Data provided —
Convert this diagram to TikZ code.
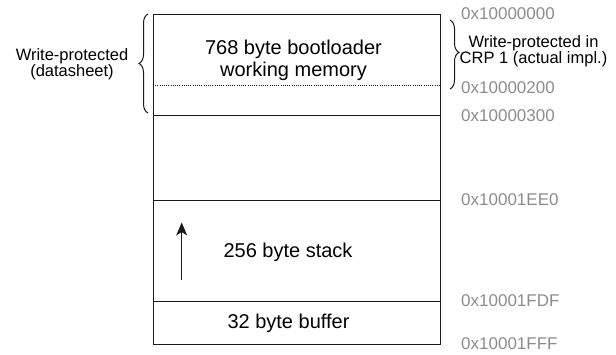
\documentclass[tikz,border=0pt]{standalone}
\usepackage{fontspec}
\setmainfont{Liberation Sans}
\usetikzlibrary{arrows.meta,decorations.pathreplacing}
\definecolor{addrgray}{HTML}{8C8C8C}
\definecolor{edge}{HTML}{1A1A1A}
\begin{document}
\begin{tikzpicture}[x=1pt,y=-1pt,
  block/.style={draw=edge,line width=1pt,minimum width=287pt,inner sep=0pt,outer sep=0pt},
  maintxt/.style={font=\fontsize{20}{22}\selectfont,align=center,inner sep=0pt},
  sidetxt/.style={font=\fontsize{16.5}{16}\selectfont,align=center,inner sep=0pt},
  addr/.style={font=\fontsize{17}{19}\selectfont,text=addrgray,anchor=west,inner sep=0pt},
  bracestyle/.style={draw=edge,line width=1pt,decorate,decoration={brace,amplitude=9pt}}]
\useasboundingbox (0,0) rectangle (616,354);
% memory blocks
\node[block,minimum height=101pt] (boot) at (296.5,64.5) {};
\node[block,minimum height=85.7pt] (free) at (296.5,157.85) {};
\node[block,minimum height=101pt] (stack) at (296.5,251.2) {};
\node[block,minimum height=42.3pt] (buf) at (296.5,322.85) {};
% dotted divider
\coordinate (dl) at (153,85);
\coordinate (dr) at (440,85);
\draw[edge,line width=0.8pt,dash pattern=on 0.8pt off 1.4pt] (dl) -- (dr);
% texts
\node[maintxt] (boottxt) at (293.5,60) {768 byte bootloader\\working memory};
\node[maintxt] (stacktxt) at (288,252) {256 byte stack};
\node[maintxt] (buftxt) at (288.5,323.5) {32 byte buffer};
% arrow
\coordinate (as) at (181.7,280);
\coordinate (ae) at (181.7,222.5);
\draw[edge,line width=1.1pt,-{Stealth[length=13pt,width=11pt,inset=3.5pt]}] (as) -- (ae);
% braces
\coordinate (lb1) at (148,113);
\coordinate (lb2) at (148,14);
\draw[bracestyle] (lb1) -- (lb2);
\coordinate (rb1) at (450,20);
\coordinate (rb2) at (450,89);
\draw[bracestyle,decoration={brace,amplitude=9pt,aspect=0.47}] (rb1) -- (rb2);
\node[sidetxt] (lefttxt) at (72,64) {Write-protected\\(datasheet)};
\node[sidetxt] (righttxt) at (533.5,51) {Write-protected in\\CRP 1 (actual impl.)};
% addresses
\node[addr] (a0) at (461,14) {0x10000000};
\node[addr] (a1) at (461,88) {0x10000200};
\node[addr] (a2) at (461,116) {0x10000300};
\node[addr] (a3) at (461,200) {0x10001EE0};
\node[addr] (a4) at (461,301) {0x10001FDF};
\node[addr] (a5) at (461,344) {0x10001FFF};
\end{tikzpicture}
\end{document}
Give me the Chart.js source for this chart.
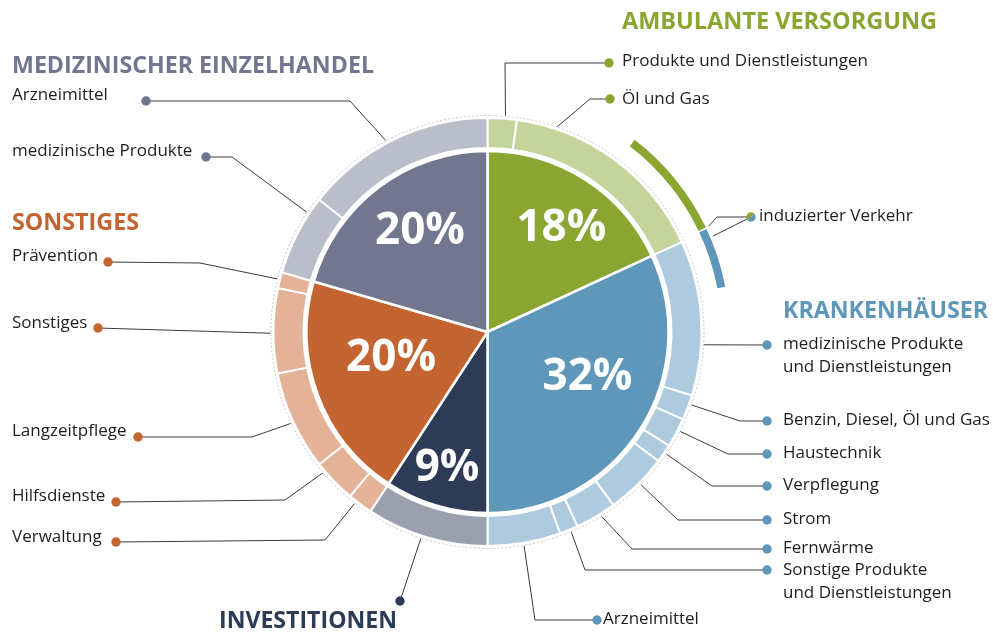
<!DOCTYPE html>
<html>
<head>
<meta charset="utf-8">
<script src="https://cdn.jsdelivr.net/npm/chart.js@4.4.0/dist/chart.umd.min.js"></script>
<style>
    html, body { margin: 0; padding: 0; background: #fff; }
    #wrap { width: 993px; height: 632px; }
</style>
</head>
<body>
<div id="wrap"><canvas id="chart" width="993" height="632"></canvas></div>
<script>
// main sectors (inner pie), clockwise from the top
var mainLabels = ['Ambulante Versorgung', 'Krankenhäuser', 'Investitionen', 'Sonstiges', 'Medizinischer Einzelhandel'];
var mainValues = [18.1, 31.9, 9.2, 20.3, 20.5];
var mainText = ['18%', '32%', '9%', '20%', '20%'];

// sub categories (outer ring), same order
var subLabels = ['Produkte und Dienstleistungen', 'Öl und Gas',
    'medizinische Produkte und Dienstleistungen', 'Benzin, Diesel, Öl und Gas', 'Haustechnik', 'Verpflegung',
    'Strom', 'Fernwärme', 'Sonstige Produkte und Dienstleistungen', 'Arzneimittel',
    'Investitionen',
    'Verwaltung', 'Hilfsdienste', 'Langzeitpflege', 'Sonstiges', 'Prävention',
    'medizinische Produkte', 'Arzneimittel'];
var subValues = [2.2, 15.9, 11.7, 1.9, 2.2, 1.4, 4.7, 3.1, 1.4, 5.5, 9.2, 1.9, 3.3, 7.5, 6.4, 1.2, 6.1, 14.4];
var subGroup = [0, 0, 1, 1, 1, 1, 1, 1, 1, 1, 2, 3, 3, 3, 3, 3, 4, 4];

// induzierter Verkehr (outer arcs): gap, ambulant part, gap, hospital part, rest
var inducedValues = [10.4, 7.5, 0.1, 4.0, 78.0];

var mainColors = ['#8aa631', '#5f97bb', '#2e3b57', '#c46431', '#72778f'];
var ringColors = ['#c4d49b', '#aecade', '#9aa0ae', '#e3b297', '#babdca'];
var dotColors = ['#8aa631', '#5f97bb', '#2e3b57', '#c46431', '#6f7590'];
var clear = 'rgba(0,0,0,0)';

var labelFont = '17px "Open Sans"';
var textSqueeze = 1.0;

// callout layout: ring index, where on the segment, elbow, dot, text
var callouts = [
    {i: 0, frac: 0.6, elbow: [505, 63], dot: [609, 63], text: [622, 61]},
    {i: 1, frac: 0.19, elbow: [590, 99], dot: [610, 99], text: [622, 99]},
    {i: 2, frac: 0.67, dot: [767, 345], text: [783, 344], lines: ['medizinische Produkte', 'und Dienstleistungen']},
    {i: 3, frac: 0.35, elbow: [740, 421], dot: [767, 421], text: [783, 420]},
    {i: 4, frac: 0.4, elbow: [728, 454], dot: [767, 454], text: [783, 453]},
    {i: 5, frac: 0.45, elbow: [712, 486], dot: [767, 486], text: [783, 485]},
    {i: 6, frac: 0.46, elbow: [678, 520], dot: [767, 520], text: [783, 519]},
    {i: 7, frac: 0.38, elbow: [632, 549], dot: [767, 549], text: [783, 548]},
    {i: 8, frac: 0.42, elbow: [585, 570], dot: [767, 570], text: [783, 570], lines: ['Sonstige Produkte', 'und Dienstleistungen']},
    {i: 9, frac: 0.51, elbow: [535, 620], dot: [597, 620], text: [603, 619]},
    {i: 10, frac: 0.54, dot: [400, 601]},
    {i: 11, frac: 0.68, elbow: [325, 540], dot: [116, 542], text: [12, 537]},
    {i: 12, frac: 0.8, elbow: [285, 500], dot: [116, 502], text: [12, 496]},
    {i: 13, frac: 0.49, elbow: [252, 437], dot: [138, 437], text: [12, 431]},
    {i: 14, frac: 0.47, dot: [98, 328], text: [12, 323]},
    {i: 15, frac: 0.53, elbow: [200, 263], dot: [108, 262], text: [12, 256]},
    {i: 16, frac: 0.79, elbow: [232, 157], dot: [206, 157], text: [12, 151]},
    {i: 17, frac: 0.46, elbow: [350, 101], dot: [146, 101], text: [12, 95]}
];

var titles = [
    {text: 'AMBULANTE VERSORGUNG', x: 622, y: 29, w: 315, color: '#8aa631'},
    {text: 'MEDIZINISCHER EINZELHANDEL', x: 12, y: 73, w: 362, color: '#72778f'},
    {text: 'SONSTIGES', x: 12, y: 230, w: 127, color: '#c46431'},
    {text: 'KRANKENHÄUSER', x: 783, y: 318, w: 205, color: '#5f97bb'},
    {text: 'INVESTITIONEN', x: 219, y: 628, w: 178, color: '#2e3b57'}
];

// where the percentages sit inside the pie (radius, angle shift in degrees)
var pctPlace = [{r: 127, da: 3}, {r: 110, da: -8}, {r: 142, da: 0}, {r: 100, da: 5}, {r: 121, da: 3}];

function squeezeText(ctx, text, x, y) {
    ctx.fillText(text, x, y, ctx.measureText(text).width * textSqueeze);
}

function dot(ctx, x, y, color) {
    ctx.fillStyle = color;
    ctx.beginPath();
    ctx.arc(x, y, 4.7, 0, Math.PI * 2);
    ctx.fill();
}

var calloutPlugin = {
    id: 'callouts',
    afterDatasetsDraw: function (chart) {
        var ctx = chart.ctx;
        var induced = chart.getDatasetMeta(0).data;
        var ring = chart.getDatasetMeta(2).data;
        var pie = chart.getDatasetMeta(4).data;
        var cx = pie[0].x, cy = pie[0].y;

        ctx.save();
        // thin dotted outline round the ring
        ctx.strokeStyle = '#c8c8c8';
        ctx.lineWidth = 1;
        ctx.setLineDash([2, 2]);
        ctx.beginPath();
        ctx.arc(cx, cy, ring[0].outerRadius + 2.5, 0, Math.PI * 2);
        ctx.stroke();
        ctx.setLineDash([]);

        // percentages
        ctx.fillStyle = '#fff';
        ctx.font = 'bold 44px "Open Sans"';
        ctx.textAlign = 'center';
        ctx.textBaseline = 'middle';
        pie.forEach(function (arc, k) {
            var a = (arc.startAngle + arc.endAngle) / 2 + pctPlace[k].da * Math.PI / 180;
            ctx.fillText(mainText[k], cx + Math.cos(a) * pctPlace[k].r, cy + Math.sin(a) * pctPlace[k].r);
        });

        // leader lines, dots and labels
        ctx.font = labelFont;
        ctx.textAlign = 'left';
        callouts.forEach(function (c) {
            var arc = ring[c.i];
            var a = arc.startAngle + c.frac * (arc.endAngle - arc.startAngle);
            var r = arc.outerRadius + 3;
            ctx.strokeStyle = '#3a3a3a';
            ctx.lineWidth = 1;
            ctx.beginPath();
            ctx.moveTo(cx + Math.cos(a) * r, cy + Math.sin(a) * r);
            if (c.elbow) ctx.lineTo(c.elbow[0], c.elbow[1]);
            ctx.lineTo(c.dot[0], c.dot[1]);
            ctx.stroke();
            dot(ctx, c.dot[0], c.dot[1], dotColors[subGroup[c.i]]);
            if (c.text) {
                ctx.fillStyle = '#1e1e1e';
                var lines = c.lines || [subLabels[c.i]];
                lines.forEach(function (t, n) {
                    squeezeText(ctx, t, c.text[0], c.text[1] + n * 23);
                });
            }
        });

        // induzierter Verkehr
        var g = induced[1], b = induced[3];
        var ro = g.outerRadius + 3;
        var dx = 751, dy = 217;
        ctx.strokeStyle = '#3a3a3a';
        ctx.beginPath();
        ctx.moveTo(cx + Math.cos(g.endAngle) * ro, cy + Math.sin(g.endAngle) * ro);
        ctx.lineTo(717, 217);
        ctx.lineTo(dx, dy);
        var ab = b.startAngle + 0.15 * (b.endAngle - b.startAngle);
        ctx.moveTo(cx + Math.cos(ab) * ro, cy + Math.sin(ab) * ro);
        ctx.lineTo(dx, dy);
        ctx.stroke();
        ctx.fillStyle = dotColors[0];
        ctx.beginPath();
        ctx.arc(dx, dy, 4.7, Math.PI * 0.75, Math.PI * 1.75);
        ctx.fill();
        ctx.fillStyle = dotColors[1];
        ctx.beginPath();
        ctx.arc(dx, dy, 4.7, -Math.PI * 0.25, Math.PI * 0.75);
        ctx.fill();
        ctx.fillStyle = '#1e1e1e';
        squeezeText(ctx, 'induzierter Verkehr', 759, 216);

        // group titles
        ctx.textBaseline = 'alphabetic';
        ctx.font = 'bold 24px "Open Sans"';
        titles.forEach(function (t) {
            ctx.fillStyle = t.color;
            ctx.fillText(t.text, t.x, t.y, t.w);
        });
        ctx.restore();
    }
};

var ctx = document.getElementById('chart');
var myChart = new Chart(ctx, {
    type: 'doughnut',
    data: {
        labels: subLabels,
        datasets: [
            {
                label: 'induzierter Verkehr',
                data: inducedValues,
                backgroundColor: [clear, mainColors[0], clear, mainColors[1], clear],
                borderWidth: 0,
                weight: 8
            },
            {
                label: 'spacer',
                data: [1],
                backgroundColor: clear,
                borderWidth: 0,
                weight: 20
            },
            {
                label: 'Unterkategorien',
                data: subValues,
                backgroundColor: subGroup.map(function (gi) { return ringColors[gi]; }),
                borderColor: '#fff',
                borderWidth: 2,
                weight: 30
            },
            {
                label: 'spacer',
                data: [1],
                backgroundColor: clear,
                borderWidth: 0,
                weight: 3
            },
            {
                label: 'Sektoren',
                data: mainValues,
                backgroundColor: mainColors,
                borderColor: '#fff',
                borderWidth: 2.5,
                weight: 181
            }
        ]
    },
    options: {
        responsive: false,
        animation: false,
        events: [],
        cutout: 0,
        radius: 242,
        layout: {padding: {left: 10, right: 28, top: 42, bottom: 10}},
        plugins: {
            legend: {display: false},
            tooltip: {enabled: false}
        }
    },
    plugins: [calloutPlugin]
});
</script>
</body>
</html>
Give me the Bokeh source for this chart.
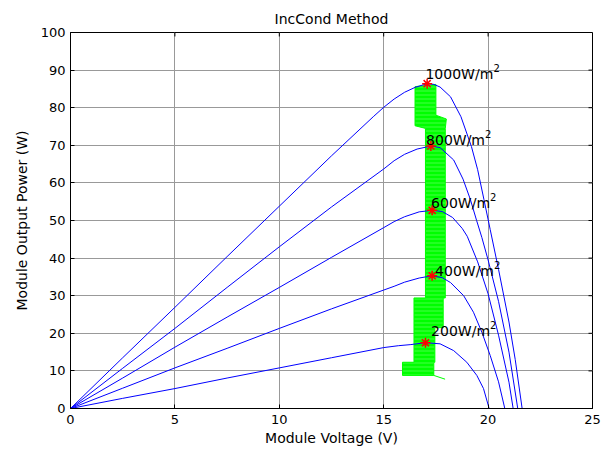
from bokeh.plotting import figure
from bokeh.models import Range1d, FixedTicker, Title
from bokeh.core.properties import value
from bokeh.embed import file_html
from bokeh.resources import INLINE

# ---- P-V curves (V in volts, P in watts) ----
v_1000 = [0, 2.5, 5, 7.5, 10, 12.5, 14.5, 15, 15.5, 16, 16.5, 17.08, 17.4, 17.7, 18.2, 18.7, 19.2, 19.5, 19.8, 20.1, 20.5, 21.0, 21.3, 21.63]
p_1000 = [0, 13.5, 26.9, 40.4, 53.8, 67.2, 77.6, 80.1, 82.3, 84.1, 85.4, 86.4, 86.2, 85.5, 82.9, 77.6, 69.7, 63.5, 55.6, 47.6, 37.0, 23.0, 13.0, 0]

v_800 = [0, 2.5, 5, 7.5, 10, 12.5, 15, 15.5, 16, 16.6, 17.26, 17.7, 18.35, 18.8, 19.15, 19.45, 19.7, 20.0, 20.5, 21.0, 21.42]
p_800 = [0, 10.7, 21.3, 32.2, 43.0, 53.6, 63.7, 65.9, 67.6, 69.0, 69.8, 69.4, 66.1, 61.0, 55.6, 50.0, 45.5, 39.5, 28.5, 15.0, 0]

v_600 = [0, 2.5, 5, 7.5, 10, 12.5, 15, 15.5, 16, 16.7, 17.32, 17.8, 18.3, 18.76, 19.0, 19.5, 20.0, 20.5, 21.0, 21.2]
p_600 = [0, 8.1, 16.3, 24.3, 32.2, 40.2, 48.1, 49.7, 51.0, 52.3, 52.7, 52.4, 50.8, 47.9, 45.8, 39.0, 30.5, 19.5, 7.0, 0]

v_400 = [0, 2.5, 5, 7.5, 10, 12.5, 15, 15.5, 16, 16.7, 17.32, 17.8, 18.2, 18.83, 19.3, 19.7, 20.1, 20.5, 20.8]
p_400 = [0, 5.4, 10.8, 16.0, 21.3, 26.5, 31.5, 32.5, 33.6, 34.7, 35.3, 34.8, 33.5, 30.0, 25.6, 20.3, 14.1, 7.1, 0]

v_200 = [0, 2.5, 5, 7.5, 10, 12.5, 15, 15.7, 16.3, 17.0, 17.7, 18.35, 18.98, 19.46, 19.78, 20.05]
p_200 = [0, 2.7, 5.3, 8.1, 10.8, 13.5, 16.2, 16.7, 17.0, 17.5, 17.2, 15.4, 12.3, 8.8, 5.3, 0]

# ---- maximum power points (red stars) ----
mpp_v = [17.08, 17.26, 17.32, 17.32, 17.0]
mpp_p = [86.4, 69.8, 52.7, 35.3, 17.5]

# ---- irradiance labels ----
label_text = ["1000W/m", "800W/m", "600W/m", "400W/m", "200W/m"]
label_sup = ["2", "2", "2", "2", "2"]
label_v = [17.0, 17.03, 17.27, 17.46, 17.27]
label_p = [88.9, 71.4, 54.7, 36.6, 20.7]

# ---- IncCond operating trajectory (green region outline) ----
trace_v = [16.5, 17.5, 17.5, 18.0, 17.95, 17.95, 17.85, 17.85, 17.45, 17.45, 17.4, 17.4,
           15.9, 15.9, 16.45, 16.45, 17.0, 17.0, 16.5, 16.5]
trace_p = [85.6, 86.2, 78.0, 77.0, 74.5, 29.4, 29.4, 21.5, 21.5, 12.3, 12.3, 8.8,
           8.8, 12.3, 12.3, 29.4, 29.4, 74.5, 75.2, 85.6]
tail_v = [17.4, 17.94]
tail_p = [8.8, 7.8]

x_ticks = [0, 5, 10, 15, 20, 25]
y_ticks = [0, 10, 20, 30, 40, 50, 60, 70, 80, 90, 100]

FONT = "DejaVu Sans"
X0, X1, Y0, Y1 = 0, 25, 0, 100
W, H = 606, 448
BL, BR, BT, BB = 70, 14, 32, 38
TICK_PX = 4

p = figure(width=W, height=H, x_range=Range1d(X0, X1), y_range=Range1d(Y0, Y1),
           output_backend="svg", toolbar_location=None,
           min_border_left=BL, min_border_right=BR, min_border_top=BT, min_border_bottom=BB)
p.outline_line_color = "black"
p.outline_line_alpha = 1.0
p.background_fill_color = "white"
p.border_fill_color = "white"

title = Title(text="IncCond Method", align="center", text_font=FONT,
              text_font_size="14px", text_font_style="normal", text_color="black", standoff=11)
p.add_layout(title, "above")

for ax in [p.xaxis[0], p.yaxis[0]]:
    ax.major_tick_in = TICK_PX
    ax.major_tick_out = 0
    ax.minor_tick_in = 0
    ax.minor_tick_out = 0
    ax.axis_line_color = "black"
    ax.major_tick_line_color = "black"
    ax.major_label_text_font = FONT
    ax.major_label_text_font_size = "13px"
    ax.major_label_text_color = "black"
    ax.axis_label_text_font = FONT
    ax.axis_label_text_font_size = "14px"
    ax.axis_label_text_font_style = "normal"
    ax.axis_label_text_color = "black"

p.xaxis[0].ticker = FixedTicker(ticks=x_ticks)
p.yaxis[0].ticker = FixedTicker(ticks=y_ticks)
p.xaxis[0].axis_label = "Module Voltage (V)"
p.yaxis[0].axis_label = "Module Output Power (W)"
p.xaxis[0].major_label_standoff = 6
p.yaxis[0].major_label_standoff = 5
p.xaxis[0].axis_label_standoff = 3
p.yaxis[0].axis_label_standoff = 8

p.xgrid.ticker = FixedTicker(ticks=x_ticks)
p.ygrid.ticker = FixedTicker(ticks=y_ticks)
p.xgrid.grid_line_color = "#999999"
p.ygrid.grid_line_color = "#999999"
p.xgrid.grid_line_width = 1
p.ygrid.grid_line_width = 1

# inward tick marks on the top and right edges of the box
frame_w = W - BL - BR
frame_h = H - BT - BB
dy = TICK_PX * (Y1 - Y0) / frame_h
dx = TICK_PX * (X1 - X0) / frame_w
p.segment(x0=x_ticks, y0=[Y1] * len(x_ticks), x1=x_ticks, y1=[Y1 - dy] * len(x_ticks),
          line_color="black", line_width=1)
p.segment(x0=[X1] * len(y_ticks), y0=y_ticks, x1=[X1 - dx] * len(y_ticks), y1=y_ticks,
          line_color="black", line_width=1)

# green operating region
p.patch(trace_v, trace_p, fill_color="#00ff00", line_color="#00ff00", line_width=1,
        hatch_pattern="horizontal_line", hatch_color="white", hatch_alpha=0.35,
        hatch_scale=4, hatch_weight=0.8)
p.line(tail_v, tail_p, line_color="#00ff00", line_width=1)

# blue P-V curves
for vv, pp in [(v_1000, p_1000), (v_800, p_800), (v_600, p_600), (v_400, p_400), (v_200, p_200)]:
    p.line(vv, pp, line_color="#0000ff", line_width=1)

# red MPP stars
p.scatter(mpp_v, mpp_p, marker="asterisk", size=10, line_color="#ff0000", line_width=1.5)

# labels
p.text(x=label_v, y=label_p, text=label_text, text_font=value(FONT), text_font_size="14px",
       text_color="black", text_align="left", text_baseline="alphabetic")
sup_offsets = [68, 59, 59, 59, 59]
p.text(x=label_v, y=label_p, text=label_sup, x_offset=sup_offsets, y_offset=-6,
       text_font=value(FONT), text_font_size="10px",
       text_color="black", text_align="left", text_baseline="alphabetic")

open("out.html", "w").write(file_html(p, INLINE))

Exercise task — Pictures are excluded. Repeat exactly the lines from the one containing "Give me the Bokeh source for this chart." to the one containing "from bokeh.resources import INLINE", inclusive.

Correct result —
Give me the Bokeh source for this chart.
from bokeh.plotting import figure
from bokeh.models import Range1d, FixedTicker, Title
from bokeh.core.properties import value
from bokeh.embed import file_html
from bokeh.resources import INLINE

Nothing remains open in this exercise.